Nearly two weeks later, Superbowl Trophy in hand, I am finally out of the dark. I have had moments of light of course, but for the most part it has been dark and it has been chaotic. Schedules have been non existent, work has been off the charts and though I have run fast and hard, I have stayed behind. I have stayed weary and I have dreamt the most vivid things. In fact, I have been typical of many who endure a disaster. I just hate being typical. I had complained for several days about the room spinning and the floor feeling like it was moving under my feet. I cannot tell you how irritated I was to discover this too is a typical response to stress. More typical. How very humbling.

The world has changed. The trees are sad, they are broken and twisted. Many of them are dead, there has been much too much damage to save them. Many more look naked and deformed with tops missing, limbs gone. There are utility people everywhere. There are new poles going in all over the places, wires that for weeks have been resting on the ground are being reconnected or replaces. The sound of generators has been replaced with the sound of chainsaws. Yards filled with fallen trees are being cleared and the debris is lining the roadsides. We aren't recovered, but we are recovering and there is a sense of survival when people talk these days. We will be limping for sometime to come. There is much yet to glean from such moments in life, but for now here are a few things I have learned:

Such times truly to bring out the best in people, and also the worst. I have seen grown men cry as they shared opportunities to help others and I have seen people who were so self absorbed that I wanted to scream. I wanted to slap them silly but one is not allowed to confess such things. Why some people radiate good stuff and others do not is more than I can answer. I just know it is true.

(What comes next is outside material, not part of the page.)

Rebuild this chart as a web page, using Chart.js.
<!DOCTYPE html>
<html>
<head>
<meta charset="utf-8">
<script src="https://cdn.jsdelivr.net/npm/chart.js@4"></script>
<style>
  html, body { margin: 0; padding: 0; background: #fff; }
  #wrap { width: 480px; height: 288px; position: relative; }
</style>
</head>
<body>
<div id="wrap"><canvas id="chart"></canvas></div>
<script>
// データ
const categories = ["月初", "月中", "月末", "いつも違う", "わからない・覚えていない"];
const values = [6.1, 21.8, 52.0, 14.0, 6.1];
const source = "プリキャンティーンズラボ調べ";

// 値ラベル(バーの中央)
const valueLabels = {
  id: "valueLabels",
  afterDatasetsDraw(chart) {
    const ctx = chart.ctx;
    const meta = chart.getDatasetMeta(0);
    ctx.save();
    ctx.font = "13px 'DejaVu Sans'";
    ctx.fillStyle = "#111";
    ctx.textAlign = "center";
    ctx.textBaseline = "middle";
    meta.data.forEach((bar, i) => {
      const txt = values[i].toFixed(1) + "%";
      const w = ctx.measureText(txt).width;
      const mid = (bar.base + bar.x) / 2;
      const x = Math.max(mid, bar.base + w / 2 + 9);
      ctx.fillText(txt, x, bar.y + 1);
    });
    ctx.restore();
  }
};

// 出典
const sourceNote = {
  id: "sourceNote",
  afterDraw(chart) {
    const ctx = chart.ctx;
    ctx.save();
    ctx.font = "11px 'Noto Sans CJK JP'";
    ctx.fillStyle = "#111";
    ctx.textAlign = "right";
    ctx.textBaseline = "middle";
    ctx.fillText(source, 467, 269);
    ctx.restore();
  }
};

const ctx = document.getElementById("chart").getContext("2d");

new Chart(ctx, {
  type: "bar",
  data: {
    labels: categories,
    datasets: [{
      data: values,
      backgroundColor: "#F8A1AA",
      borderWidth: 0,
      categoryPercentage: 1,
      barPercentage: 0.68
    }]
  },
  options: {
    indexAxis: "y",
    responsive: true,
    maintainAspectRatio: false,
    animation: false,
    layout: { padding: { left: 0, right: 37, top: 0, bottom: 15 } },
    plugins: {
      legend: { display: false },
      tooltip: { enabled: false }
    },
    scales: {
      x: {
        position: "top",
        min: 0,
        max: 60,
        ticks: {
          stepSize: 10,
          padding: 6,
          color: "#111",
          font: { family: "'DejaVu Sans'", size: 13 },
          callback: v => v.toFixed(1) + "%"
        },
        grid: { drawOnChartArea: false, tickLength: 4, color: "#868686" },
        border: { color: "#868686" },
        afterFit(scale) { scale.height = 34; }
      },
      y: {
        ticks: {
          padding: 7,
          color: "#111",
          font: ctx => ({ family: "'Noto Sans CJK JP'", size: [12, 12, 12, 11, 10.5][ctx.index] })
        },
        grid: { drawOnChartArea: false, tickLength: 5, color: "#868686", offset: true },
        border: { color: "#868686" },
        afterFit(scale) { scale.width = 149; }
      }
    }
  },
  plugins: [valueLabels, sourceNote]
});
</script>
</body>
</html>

Our minds are incredible filters that help us to process enormous amounts of stress and frustrations, fears and failings. God has wired us with His thumbprint and it evidences itself in so many ways. We dream away stuff we cannot deal with in our waking hours and we find wholeness in rest. That's amazing.

God wastes nothing. In the midst of devastation, He uses clean up crews to awaken the interest of people who have left the church years ago. Even in injury, God brings healing. This is grace. How good is that?! Even in death, I saw the gift of new life in a family who lost a mother but found that their needs would be supplied.

Even in hopelessness, a small ray remains. God nurtures the seeds of hope inside of us, so even when we feel that no hope remains, somehow we find that is has. Even in complete darkness, if you stand still long enough some tiny bit of light will find it's way in. I know this for a fact. And if you will wait for it, trusting in the darkness you will find light, you can eat the cookie. It's all about light, and a little about cookies.